* _Material_

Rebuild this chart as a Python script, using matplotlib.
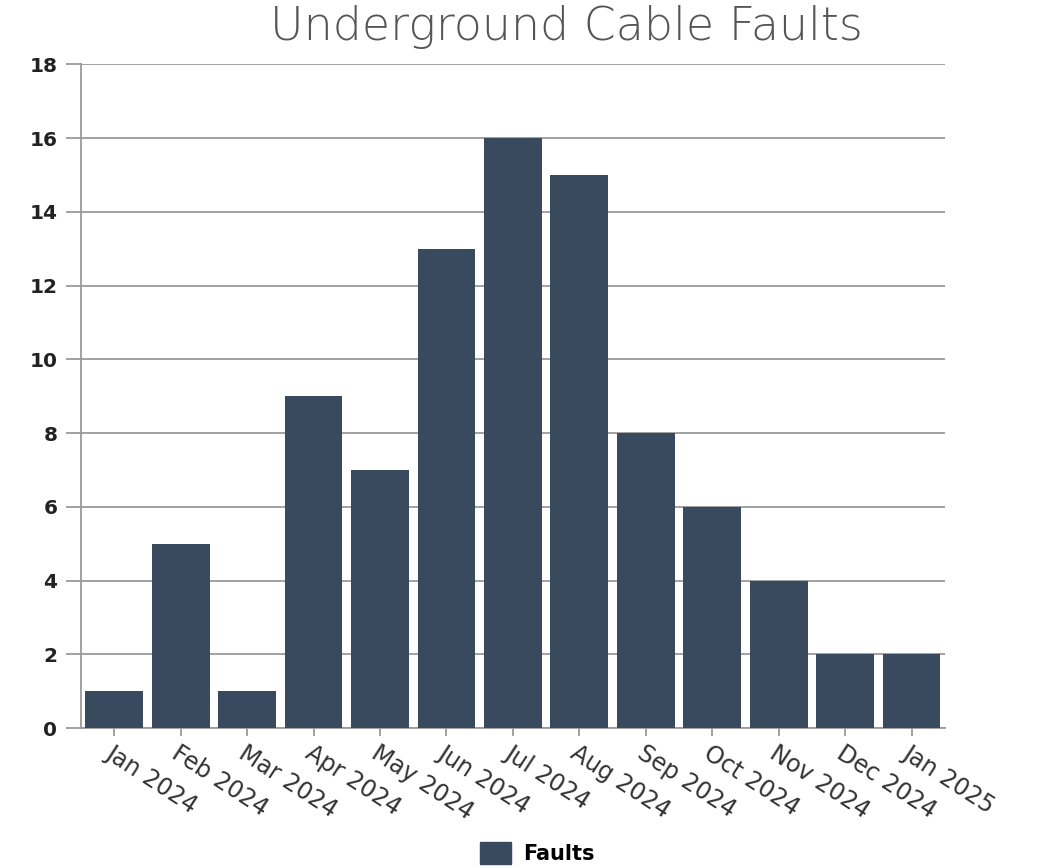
import matplotlib.pyplot as plt
from matplotlib.patches import Patch

months = ['Jan 2024', 'Feb 2024', 'Mar 2024', 'Apr 2024', 'May 2024', 'Jun 2024',
          'Jul 2024', 'Aug 2024', 'Sep 2024', 'Oct 2024', 'Nov 2024', 'Dec 2024',
          'Jan 2025']
faults = [1, 5, 1, 9, 7, 13, 16, 15, 8, 6, 4, 2, 2]
y_ticks = [0, 2, 4, 6, 8, 10, 12, 14, 16, 18]

bar_color = '#3a4a5e'
grid_color = '#9a9a9a'

fig = plt.figure(figsize=(10.58, 8.68), dpi=100)
ax = fig.add_axes([0.0766, 0.161, 0.8164, 0.765])

x = range(len(months))
ax.bar(x, faults, width=0.87, color=bar_color, zorder=3)

ax.set_xlim(-0.5, len(months) - 0.5)
ax.set_ylim(0, 18)
ax.set_yticks(y_ticks)
ax.set_yticklabels([str(v) for v in y_ticks], fontsize=14.5, fontweight='bold', color='#222222')
ax.yaxis.grid(True, color=grid_color, linewidth=1.3, zorder=0)
ax.tick_params(axis='y', length=11, width=1.3, color=grid_color, pad=6)

ax.set_xticks(list(x))
ax.set_xticklabels(months, rotation=-33, ha='left', va='top', rotation_mode='anchor',
                   fontsize=17, color='#333333')
ax.tick_params(axis='x', length=6, width=1.3, color=grid_color, pad=3)
for lbl in ax.get_xticklabels():
    lbl.set_x(lbl.get_position()[0])

for side in ['top', 'right']:
    ax.spines[side].set_visible(False)
for side in ['left', 'bottom']:
    ax.spines[side].set_color(grid_color)
    ax.spines[side].set_linewidth(1.3)

fig.text(0.535, 0.969, 'Underground Cable Faults', ha='center', va='center',
         fontsize=33, color='#555555', fontweight='light')

fig.legend(handles=[Patch(color=bar_color, label='Faults')], loc='center',
           bbox_to_anchor=(0.508, 0.017), frameon=False, handlelength=1.5, handleheight=1.2,
           handletextpad=0.6, prop={'weight': 'bold', 'size': 15})

fig.savefig('out.png', dpi=100)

* _Exercise description_
Reproduce the material above in full and without alteration, but skip all pictures.

* _Output_
Rebuild this chart as a Python script, using matplotlib.
import matplotlib.pyplot as plt
from matplotlib.patches import Patch

months = ['Jan 2024', 'Feb 2024', 'Mar 2024', 'Apr 2024', 'May 2024', 'Jun 2024',
          'Jul 2024', 'Aug 2024', 'Sep 2024', 'Oct 2024', 'Nov 2024', 'Dec 2024',
          'Jan 2025']
faults = [1, 5, 1, 9, 7, 13, 16, 15, 8, 6, 4, 2, 2]
y_ticks = [0, 2, 4, 6, 8, 10, 12, 14, 16, 18]

bar_color = '#3a4a5e'
grid_color = '#9a9a9a'

fig = plt.figure(figsize=(10.58, 8.68), dpi=100)
ax = fig.add_axes([0.0766, 0.161, 0.8164, 0.765])

x = range(len(months))
ax.bar(x, faults, width=0.87, color=bar_color, zorder=3)

ax.set_xlim(-0.5, len(months) - 0.5)
ax.set_ylim(0, 18)
ax.set_yticks(y_ticks)
ax.set_yticklabels([str(v) for v in y_ticks], fontsize=14.5, fontweight='bold', color='#222222')
ax.yaxis.grid(True, color=grid_color, linewidth=1.3, zorder=0)
ax.tick_params(axis='y', length=11, width=1.3, color=grid_color, pad=6)

ax.set_xticks(list(x))
ax.set_xticklabels(months, rotation=-33, ha='left', va='top', rotation_mode='anchor',
                   fontsize=17, color='#333333')
ax.tick_params(axis='x', length=6, width=1.3, color=grid_color, pad=3)
for lbl in ax.get_xticklabels():
    lbl.set_x(lbl.get_position()[0])

for side in ['top', 'right']:
    ax.spines[side].set_visible(False)
for side in ['left', 'bottom']:
    ax.spines[side].set_color(grid_color)
    ax.spines[side].set_linewidth(1.3)

fig.text(0.535, 0.969, 'Underground Cable Faults', ha='center', va='center',
         fontsize=33, color='#555555', fontweight='light')

fig.legend(handles=[Patch(color=bar_color, label='Faults')], loc='center',
           bbox_to_anchor=(0.508, 0.017), frameon=False, handlelength=1.5, handleheight=1.2,
           handletextpad=0.6, prop={'weight': 'bold', 'size': 15})

fig.savefig('out.png', dpi=100)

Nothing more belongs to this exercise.